Une lecture conjointe de la vie et de l’œuvre permet, quant à elle, d’étudier la guerre des écrivains. En l’occurrence, c’est la méthode de l’histoire culturelle. Elle consiste à interroger les motivations de l’engagé volontaire, lesquelles peuvent se mesurer à celles d’Apollinaire ou de Jean de La Ville de Mirmont. Une telle lecture peut également éclairer la dialectique de l’action et de l’écriture, puisque Bousquet s’est mis à écrire après sa blessure. C’est aussi le cas de Maurice Genevoix, que la guerre a rendu écrivain, mais, en l’espèce, Bousquet se comparerait plus judicieusement à Cendrars dans l’opération palingénésique engendrée par la blessure. Par les textes de Bousquet, on peut aussi analyser les représentations de la violence et la posture de l’ancien combattant à l’intérieur du groupe social des écrivains, voire des intellectuels et des artistes, auquel il appartient. Si l’on veut, en outre, pousser du côté de l’histoire et de l’analyse littéraires, on explorera la place de la guerre et de la blessure dans l’œuvre de Bousquet, de même qu’on pourra situer le poète par rapport au mouvement dont il était le plus proche sans jamais y avoir adhéré, le surréalisme. Son attitude tranche ainsi avec le déni de la guerre qu’on trouve chez Breton et chez le jeune Aragon, ou encore avec l’expérience martiale de Max Ernst et d’André Masson.

Déroute de l’histoire

Dans toutes ces lectures, on voit bien cependant qu’il n’est jamais véritablement question de poésie. La poésie demeure secondaire par rapport aux faits. Les textes restent des documents. La méthode ne suppose pas que la poésie produise d’effets de connaissance et d’intelligibilité particuliers, dans la mesure même où elle est poésie. De fait, la relation d’intériorité par le truchement de l’écriture, pour reprendre la définition de Jérôme Thélot4, n’est pas l’objet de l’analyse. C’est aussi que la culture, partant l’histoire culturelle, se fonde sur la capacité de représenter et de se représenter. Or la représentation n’est pas la pierre de touche de l’œuvre de Bousquet. En ramenant cette dernière aux dénominateurs communs des représentations, la lecture historienne manque la clé de son expérience et le sens de son chemin. Blanchot dénonce à juste titre cet abus de langage qui consiste à vouloir « exprimer par l’analyse les effets d’une véritable irisation intellectuelle5 ».

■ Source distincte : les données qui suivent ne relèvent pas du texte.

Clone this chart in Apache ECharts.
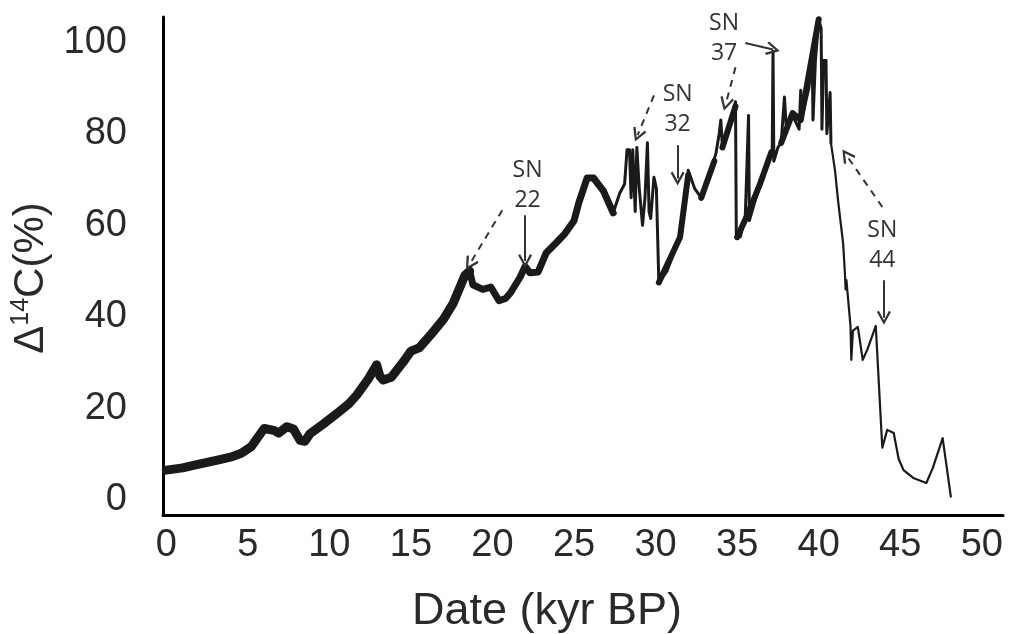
<!DOCTYPE html>
<html>
<head>
<meta charset="utf-8">
<script src="https://cdn.jsdelivr.net/npm/echarts@6/dist/echarts.min.js"></script>
<style>
  html, body { margin: 0; padding: 0; background: #fff; }
  #chart { width: 1017px; height: 634px; }
</style>
</head>
<body>
<div id="chart"></div>
<script>
// Δ14C record, [kyr BP, %]
const earlySeg = [
  [0, 6.5], [1, 7.0], [2, 7.8], [3, 8.6], [4, 9.4], [4.6, 10.2], [5.2, 11.6], [6, 15.6],
  [6.6, 15.2], [6.9, 14.6], [7.4, 16.0], [7.8, 15.5], [8.2, 13.0], [8.5, 12.8], [8.8, 14.4],
  [9.6, 16.5], [10.5, 19], [11.2, 21], [11.7, 23], [12.4, 26.5], [12.9, 29.5], [13.1, 27],
  [13.3, 26.2], [13.8, 26.8], [14.5, 30], [15, 32.5], [15.5, 33.2], [16.2, 36], [17, 39.5],
  [17.6, 43], [18.3, 49], [18.6, 50]
]
const midSeg = [
  [18.6, 50], [18.8, 47], [19.4, 46], [19.9, 46.5], [20.4, 43.5], [20.8, 44], [21.1, 45.2],
  [21.7, 48.7], [22, 51], [22.3, 49.6], [22.8, 49.8], [23.3, 54], [24, 56.5], [24.4, 58],
  [25, 61], [25.3, 65], [25.8, 70.3], [26.2, 70.3], [26.8, 67.5], [27.4, 62.7]
]
const lateTrend = [
  [30.2, 47.5], [31.5, 57.4], [32.0, 71], [32.1, null],
  [32.8, 66], [33.6, 74], [33.7, null],
  [34.1, 77], [34.9, 86], [34.95, null],
  [35.0, 57.4], [35.6, 62], [36.4, 69], [37.1, 76], [37.2, null],
  [37.7, 78], [38.4, 84.5], [38.9, 83], [40.0, 105]
]
const spikeSeg = [
  [26.8, 67.5], [27.4, 62.7], [27.8, 67], [28.1, 69], [28.25, 76.5], [28.4, 76.5], [28.5, 66],
  [28.6, 76.5], [28.75, 63], [28.85, 77], [29.0, 68], [29.2, 60], [29.35, 66], [29.5, 78],
  [29.6, 63], [29.7, 61.5], [29.9, 70.5], [30.05, 68], [30.2, 47.5], [30.7, 50], [31.5, 57.4],
  [31.8, 64], [32.0, 72], [32.4, 68], [32.8, 66], [33.3, 71], [33.7, 75.7], [33.9, 80],
  [34.0, 83], [34.1, 77], [34.4, 80], [34.9, 87], [34.95, 57.4], [35.2, 57.5], [35.5, 62],
  [35.7, 84], [35.75, 61], [36.4, 69], [36.8, 73], [37.15, 76], [37.2, 98], [37.25, 74],
  [37.5, 77], [37.7, 78], [37.9, 88], [38.0, 82], [38.4, 84], [38.8, 81], [38.9, 89.5],
  [39.0, 84], [39.4, 90], [39.6, 98], [39.65, 83], [39.8, 96], [40.0, 105], [40.15, 103],
  [40.2, 81], [40.3, 96], [40.45, 96], [40.5, 80], [40.7, 89], [40.75, 78]
]
const tailSeg = [
  [40.75, 78], [41.0, 72], [41.2, 65], [41.5, 56], [41.6, 50], [41.65, 46], [41.7, 48],
  [41.95, 38], [42.0, 30.6], [42.1, 37], [42.4, 37.8], [42.7, 30.6], [43.0, 33], [43.5, 38],
  [43.9, 11.4], [44.2, 15.3], [44.6, 14.6], [44.9, 9], [45.2, 6.5], [45.8, 4.8], [46.6, 3.7],
  [47.0, 7], [47.6, 13.5], [48.1, 0.7]
]

const xTicks = [0, 5, 10, 15, 20, 25, 30, 35, 40, 45, 50]
const yTicks = [0, 20, 40, 60, 80, 100]

// annotations
const snLabels = [
  { name: 'SN\n22', coord: [22.15, 68.6] },
  { name: 'SN\n32', coord: [31.35, 85.4] },
  { name: 'SN\n37', coord: [34.2, 100.9] },
  { name: 'SN\n44', coord: [43.9, 55.5] }
]
const solidArrows = [
  [[22.0, 62.2], [22.0, 52.2]],
  [[31.35, 77.5], [31.35, 70.2]],
  [[35.5, 99.8], [37.2, 98.4]],
  [[44.0, 48.0], [44.0, 39.8]]
]
const dashedArrows = [
  [[20.6, 63.3], [18.6, 51.5]],
  [[29.9, 88.4], [28.9, 79.7]],
  [[34.9, 94.5], [34.3, 86.5]],
  [[43.9, 64], [41.7, 75.3]]
]

const lineColor = '#1a1a1a'
const textColor = '#2a2a2a'
const labelFont = '"Liberation Sans", Arial, Helvetica, sans-serif'
const chevron = 'path://M5,0 L10,9 L8.6,10 L5,3.2 L1.4,10 L0,9 Z'

const arrowLines = [
  ...solidArrows.map(a => [{ coord: a[0], lineStyle: { type: 'solid' } }, { coord: a[1] }]),
  ...dashedArrows.map(a => [{ coord: a[0], lineStyle: { type: [7, 6] } }, { coord: a[1] }])
]

const chart = echarts.init(document.getElementById('chart'))

function lineSeries(data, width) {
  return {
    type: 'line',
    data: data,
    showSymbol: false,
    connectNulls: false,
    lineStyle: { color: lineColor, width: width, join: 'round', cap: 'round' },
    itemStyle: { color: lineColor },
    silent: true,
    z: 2
  }
}

chart.setOption({
  animation: false,
  backgroundColor: '#fff',
  grid: { left: 163, right: 14, top: 17, bottom: 119, outerBoundsMode: 'none', containLabel: false },
  xAxis: {
    type: 'value',
    min: -0.2,
    max: 51.3,
    name: 'Date (kyr BP)',
    nameLocation: 'middle',
    nameGap: 74,
    nameTextStyle: { fontFamily: labelFont, fontSize: 45, color: textColor, padding: [0, 72, 0, 0] },
    axisLine: { show: true, onZero: false, lineStyle: { color: '#000', width: 3 } },
    axisTick: { show: false },
    splitLine: { show: false },
    axisLabel: {
      customValues: xTicks,
      margin: 12,
      fontFamily: labelFont,
      fontSize: 38,
      color: textColor
    }
  },
  yAxis: {
    type: 'value',
    min: -3.3,
    max: 105.5,
    name: '{a|Δ}{s|14}{a|C(%)}',
    nameLocation: 'middle',
    nameGap: 98,
    nameRotate: 90,
    nameTextStyle: {
      color: textColor,
      padding: [0, 24, 0, 0],
      rich: {
        a: { fontFamily: labelFont, fontSize: 42, color: textColor, lineHeight: 46 },
        s: { fontFamily: labelFont, fontSize: 25, color: textColor, lineHeight: 46, verticalAlign: 'top', padding: [0, 0, 15, 0] }
      }
    },
    axisLine: { show: true, onZero: false, lineStyle: { color: '#000', width: 3 } },
    axisTick: { show: false },
    splitLine: { show: false },
    axisLabel: {
      customValues: yTicks,
      margin: 36,
      fontFamily: labelFont,
      fontSize: 38,
      color: textColor
    }
  },
  series: [
    lineSeries(earlySeg, 9),
    lineSeries(midSeg, 7),
    lineSeries(lateTrend, 6),
    lineSeries(spikeSeg, 3),
    Object.assign(lineSeries(tailSeg, 2.2), {
      markLine: {
        silent: true,
        symbol: ['none', chevron],
        symbolSize: [14, 14],
        precision: 3,
        label: { show: false },
        lineStyle: { color: '#333', width: 2 },
        data: arrowLines
      },
      markPoint: {
        silent: true,
        symbol: 'rect',
        symbolSize: 1,
        itemStyle: { color: 'rgba(0,0,0,0)' },
        label: {
          show: true,
          position: 'inside',
          formatter: '{b}',
          fontFamily: '"Open Sans", "Noto Sans", sans-serif',
          fontSize: 23,
          lineHeight: 30,
          color: '#333'
        },
        data: snLabels
      }
    })
  ]
})
</script>
</body>
</html>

Je m’explique. Bousquet ne livre pas de témoignage, ne parle pas en témoin, ne se désigne pas comme tel. Il ne souscrit pas à la démarche d’attestation individuelle et collective qui fonde le témoignage combattant. Il ne vit pas son expérience comme historique. En faire un témoin serait donc le trahir. Il ne se lance pas non plus, à mon sens, dans une véritable entreprise mémorielle ou commémorative, consistant à ranimer le passé, le partager, lui donner sens ou le soustraire à l’oubli. Comment, d’ailleurs, Bousquet pourrait-il oublier ? Quand il déclare qu’il s’efforce de naturaliser sa blessure, ce n’est pas seulement pour s’y acclimater durablement, c’est surtout pour conserver à ses dépouilles leur apparence naturelle et devenir lui-même la cause des conséquences qui lui sont imposées6 :

J’aurai mis toutes mes forces à « naturaliser » l’accident dont ma jeunesse a été la victime. J’ai voulu qu’il cessât de me demeurer extérieur ; et que toute mon activité intellectuelle et morale en fût le prolongement nécessaire ; comme si, dans une existence entièrement restaurée, je pouvais effacer le caractère matériel dont il était revêtu, éliminer de mes pensées l’impression qu’un hasard avait pu s’appesantir sur moi sans démêler ma vie de celles des choses. Il ne s’agit pas pour moi d’écrire, mais de rendre à ma vie sa hauteur inévaluable ; et pour cela de la faire indifférente à ce qui se produisit en elle sous le jour de l’accident.

Bousquet veut que son corps devienne un « berceau », que la vraie vie naisse de ses plaies. La blessure n’est donc pas un terme, mais une matrice. Plus encore, l’événement est permanent, toujours actuel, mais une interprétation sous le seul angle traumatique n’en épuisera pas les formes et les significations.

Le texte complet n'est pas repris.